Several area attorneys representing the various 15 named townships attended the remote hearing. Elsenheimer invited them to stay for the rest of the hearing as arguments on other issues developed, but none did.
DePerno previously subpoenaed several non-party Michigan counties, seeking their voting data, and defense motions filed in 13th Circuit Court to quash those subpoenas were granted by Elsenheimer last month.
DePerno had argued obtaining the data from the other counties was critical for his case, and said the same of the township data.
"There's no review of any race below the presidential race," DePerno argued, prior to the judge's ruling. "We haven't inspected absentee ballots, we haven't inspected the envelopes that come with absentee ballots, we haven't looked a signatures, we haven't looked at the type of paper that was used in these ballots, we haven't looked at how the absentee ballots were folded, we haven't looked at any of that stuff."
In Maricopa County, Arizona, a judge ruled the Republican-led Senate there could hire a third-party contractor to conduct an audit of the 2.1 million ballots cast in the 2020 election.
News outlets The Washington Post, Forbes, Business Insider and others reported the auditor is directing workers to check ballots for bamboo in an effort to prove a conspiracy theory regarding Chinese interference.

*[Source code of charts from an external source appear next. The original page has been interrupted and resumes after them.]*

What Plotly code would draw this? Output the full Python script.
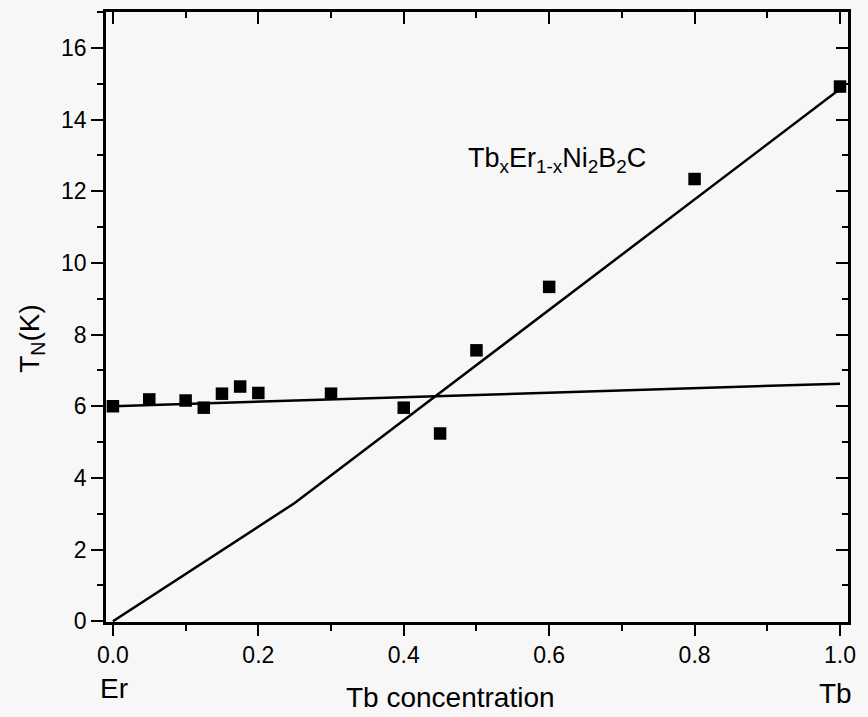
import plotly.graph_objects as go

# Data
x_tb = [0.0, 0.05, 0.1, 0.125, 0.15, 0.175, 0.2, 0.3, 0.4, 0.45, 0.5, 0.6, 0.8, 1.0]
tn_k = [6.0, 6.19, 6.16, 5.96, 6.35, 6.55, 6.37, 6.35, 5.96, 5.24, 7.56, 9.33, 12.34, 14.92]

er_line_x = [0.0, 1.0]
er_line_y = [6.0, 6.63]

tb_line_x = [0.0, 0.25, 1.0]
tb_line_y = [0.0, 3.3, 14.85]

x_tickvals = [0.0, 0.2, 0.4, 0.6, 0.8, 1.0]
x_ticktext = ["0.0", "0.2", "0.4", "0.6", "0.8", "1.0"]
y_tickvals = [0, 2, 4, 6, 8, 10, 12, 14, 16]

BG = "#f7f7f7"
FONT = "Liberation Sans, Arial, sans-serif"
XR = [-0.0095, 1.011]
YR = [-0.02, 17.0]
W, H = 868, 717
ML, MR, MT, MB = 106, 12, 12, 95
PW, PH = W - ML - MR, H - MT - MB

fig = go.Figure()
fig.add_trace(go.Scatter(x=er_line_x, y=er_line_y, mode="lines",
                         line=dict(color="black", width=2.5), showlegend=False))
fig.add_trace(go.Scatter(x=tb_line_x, y=tb_line_y, mode="lines",
                         line=dict(color="black", width=2.5), showlegend=False))
fig.add_trace(go.Scatter(x=x_tb, y=tn_k, mode="markers",
                         marker=dict(symbol="square", size=12.5, color="black"),
                         showlegend=False, cliponaxis=False))

axis_common = dict(showgrid=False, zeroline=False, showline=True, linecolor="black",
                   linewidth=2.5, tickcolor="black", tickwidth=2)

fig.update_layout(
    width=W, height=H,
    margin=dict(l=ML, r=MR, t=MT, b=MB),
    paper_bgcolor=BG, plot_bgcolor=BG,
    font=dict(family=FONT, color="black", size=23),
    xaxis=dict(range=XR, tickvals=x_tickvals, ticktext=x_ticktext, ticks="outside",
               ticklen=11, minor=dict(dtick=0.1, tick0=0, ticks="outside", ticklen=6,
                                      tickcolor="black", tickwidth=2),
               tickfont=dict(size=23), **axis_common),
    yaxis=dict(range=YR, tickvals=y_tickvals, ticks="outside", ticklen=12,
               minor=dict(dtick=1, tick0=0, ticks="outside", ticklen=6,
                          tickcolor="black", tickwidth=2),
               tickfont=dict(size=23), **axis_common),
    xaxis2=dict(range=XR, overlaying="x", side="top", tickvals=x_tickvals,
                showticklabels=False, ticks="inside", ticklen=12,
                minor=dict(dtick=0.1, tick0=0, ticks="inside", ticklen=6,
                           tickcolor="black", tickwidth=2),
                **axis_common),
    yaxis2=dict(range=YR, overlaying="y", side="right", tickvals=y_tickvals,
                showticklabels=False, ticks="inside", ticklen=12,
                minor=dict(dtick=1, tick0=0, ticks="inside", ticklen=6,
                           tickcolor="black", tickwidth=2),
                **axis_common),
)

# invisible trace to anchor overlay axes
fig.add_trace(go.Scatter(x=[0.5], y=[5], xaxis="x2", yaxis="y2", mode="markers",
                         marker=dict(opacity=0), showlegend=False, hoverinfo="skip"))


def px_to_paper(px, py):
    return (px - ML) / PW, 1 - (py - MT) / PH


annots = [
    ("Tb<sub>x</sub>Er<sub>1-x</sub>Ni<sub>2</sub>B<sub>2</sub>C", 562, 160, 27, 0),
    ("Tb concentration", 454, 697, 28, 0),
    ("Er", 114, 688, 28, 0),
    ("Tb", 843, 693, 28, 0),
    ("T<sub>N</sub>(K)", 30, 338, 28, -90),
]
for text, px, py, size, ang in annots:
    ax, ay = px_to_paper(px, py)
    fig.add_annotation(text=text, x=ax, y=ay, xref="paper", yref="paper",
                       xanchor="center", yanchor="middle", textangle=ang,
                       showarrow=False, font=dict(family=FONT, color="black", size=size))

fig.write_html("out.html", config={"displayModeBar": False},
               post_script="document.body.style.margin='0';")
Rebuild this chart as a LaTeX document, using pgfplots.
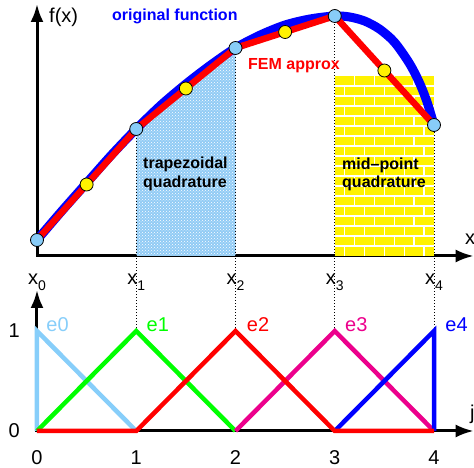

DePerno referenced Maricopa County during the motion hearing Monday, as an example of an audit that looked at actual ballots, rather than data only.
The auditor hired in Maricopa County is Doug Logan of Florida-based Cyber Ninjas, who DePerno recently added to the expert witness list in Bailey's lawsuit.
On behalf of Bailey, DePerno has argued Antrim County's Dominion Voting Systems equipment is pre-programmed for fraud — a claim Dominion has repeatedly denied.
DePerno on Monday also referenced a video he and others have circulated online, of a ballot being fed into a ballot tabulator he said proves there was fraud in Antrim County's 2020 election.
In a statement, Dominion said such efforts seek to raise funds.
"Conspiracy theorists are deceiving voters about the election in order to raise money, making false and defamatory statements about Dominion in the process," Dominion said in a statement.
"The latest videos continue to ignore the thousands of post-election audits and hand recounts of voter-verified paper ballots that prove Dominion systems are accurate and reliable. We continue to take an evidence-based approach toward holding people accountable for lies."
The next hearing in the case is scheduled for May 18 at 1:30 p.m., where Elsenheimer hopes to render a decision on dismissing the case, and also hear arguments on adding defendants and allowing an amended complaint.